TV Crime Log: Lake, Run
There’s a couple of new telly dramas coming up that you may want to keep an eye out for.
Top Of The Lake is set amid the astonishing scenery of New Zealand’s South Island.
A twelve-year-old girl walks into the waters of an alpine lake. Saved before she freezes or drowns, she is found to be pregnant. The police are called. The girl disappears.
Detective Robin Griffin, a child-protection specialist, recently returned to the area to care for her sick mother, is pulled in by the local police force to help with the case. The whole community is under a cloud. Chief suspect is Matt Mitcham, the girl’s father, who is in dispute with a Women’s Camp over a piece of land called Paradise. Robin’s investigation will send shockwaves through the town and dig up a personal history she had hoped to keep buried.

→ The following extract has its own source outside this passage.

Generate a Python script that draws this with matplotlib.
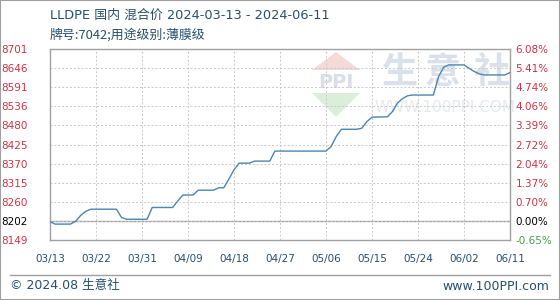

The drama was co-written by Jane Campion, and has her signature all over it. It’s lyrical and mythic, and ramps up the drama over its six episodes, becoming steadily darker. If you stick with it, it delivers very satisfactorily on the thriller side of things. Top Of The Lake has also got a terrific cast, as well. Elizabeth Moss, her off Mad Men, is the detective, and she’s brill. Peter Mullan plays another charming character, and Holly Hunter – who appeared in Campion’s best-known film, The Piano - barks uncompromising truths from within a steel container.
Top Of The Lake is on BBC2, Saturday night, at the oddly-pernickety time of 9.10pm.
Plenty of crime, too, in Channel Four’s Run, which is serialised from Monday to Thursday at 10pm.
Run features four interconnected stories, intended to deliver ‘a compelling and surprising portrayal of modern British life,’ innit.
In the first episode Olivia Colman plays a tough single mother striving to keep her family together. When her teenage sons commit an act of random violence that results in the death of a stranger, Carol faces the impossible choice of protecting her children or doing the right thing. And in the second, a Chinese immigrant finds herself in debt to a gang.
It looks really interesting and you can safely bet one of your children on the fact that Colman’s performance will make the critics go all tingly inside. Again.